If your primary need is milk production, for example, breeds like the La Mancha or Alpine top the list. For those who need goats principally for a steady supply of meat, Boer or Kiko goats move to the fore. Cashmere and Angora goats are renowned for their fleece. And if you just want a little companionship, consider the Pygmy and Kinder breeds. In terms of versatility, most types of goats can be used to handle multiple needs.
One thing to remember, regardless of which breed is right for you, is that goats are herd animals, so expect to need more than one if you add them to your homestead.
The Urban Goat Story
Upon receiving an inspection for my 5 hens and their new coop, I exchanged friendly conversation with the man from animal control. He was pleased with the coop set up and was happy to give me the permit to keep up to 6 hens on my property, which is within the city limits.

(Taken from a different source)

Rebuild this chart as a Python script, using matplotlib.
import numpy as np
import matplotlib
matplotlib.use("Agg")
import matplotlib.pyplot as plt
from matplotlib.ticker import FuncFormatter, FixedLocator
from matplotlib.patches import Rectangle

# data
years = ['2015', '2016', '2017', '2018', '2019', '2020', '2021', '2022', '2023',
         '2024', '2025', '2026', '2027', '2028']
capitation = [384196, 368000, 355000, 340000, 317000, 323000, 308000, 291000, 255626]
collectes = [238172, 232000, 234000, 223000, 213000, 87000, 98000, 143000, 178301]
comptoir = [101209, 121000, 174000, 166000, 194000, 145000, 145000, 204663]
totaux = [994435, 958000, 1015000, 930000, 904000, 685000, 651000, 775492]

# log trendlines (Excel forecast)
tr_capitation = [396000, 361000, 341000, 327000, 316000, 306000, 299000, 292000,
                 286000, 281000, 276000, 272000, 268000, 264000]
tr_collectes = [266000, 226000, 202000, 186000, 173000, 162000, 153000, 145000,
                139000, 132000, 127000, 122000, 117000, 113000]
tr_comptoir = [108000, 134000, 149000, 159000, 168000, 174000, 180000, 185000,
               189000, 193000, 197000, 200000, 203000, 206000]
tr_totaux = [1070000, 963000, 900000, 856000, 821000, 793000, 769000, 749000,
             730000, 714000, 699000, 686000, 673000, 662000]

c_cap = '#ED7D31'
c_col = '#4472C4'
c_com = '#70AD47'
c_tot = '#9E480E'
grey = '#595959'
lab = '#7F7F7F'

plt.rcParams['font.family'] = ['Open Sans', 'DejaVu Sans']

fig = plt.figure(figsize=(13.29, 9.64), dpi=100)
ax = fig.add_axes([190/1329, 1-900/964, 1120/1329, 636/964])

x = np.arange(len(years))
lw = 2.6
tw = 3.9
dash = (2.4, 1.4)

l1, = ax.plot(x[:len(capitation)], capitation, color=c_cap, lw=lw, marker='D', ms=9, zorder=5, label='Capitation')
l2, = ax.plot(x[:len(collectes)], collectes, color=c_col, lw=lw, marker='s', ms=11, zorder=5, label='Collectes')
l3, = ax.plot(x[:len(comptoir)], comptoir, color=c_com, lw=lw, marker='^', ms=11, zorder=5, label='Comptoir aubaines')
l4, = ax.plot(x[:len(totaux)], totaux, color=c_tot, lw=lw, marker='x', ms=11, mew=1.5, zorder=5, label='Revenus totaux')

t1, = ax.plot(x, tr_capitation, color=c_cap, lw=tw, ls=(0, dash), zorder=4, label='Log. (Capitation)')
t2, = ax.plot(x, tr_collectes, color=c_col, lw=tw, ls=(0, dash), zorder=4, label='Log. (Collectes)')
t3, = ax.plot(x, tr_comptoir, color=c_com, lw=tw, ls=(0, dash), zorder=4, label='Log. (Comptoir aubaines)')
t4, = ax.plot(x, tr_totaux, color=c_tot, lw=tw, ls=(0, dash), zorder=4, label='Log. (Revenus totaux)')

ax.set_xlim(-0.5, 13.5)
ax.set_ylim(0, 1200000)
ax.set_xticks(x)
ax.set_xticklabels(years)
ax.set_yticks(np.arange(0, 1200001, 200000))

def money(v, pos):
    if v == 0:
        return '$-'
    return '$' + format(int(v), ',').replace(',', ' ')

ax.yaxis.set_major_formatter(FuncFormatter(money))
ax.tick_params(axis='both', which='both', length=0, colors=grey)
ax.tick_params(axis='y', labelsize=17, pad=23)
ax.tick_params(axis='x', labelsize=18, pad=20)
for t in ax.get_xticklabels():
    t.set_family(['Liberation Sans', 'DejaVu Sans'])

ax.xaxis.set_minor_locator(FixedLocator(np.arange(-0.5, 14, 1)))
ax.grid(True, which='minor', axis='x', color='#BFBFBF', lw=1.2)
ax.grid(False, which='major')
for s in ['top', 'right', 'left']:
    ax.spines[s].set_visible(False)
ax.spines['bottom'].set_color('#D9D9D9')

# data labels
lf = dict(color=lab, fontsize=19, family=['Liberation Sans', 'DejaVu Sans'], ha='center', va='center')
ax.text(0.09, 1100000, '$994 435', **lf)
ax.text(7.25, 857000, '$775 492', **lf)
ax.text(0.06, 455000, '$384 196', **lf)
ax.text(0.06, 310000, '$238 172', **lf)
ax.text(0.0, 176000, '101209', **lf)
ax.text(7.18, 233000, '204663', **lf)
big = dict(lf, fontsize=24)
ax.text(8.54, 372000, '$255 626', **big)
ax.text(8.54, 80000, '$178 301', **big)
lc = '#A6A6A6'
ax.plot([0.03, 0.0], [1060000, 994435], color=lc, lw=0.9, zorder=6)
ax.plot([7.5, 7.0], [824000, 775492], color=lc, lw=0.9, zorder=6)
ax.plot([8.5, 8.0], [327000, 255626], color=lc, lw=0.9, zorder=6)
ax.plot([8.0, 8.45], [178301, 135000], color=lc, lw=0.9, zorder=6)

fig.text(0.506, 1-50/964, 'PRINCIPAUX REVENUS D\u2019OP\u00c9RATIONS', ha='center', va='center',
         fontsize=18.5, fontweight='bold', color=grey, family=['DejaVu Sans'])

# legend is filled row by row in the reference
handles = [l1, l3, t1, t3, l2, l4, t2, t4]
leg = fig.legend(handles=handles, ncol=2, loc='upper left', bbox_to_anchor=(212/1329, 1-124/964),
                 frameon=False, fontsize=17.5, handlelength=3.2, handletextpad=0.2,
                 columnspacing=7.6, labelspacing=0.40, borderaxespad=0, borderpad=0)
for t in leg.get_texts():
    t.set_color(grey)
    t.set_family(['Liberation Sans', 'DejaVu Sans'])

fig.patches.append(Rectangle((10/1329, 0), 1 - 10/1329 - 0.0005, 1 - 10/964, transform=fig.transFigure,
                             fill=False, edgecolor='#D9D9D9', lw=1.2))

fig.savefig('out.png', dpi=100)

As we talked he mentioned the fact that I could also keep a goat. Then he went on to tell me that there would be no permit needed to keep a goat on property. Very peculiar. No permit for goats but one for hens.
Was it the city calling my bluff? Not sure but it certainly changed the way I looked at my backyard in this small home with 1 acre of property.
Perhaps you, too, could keep goats and have access to fresh milk? We should not assume that we are limited in any form without doing our due diligence with the local zoning and animal control agencies.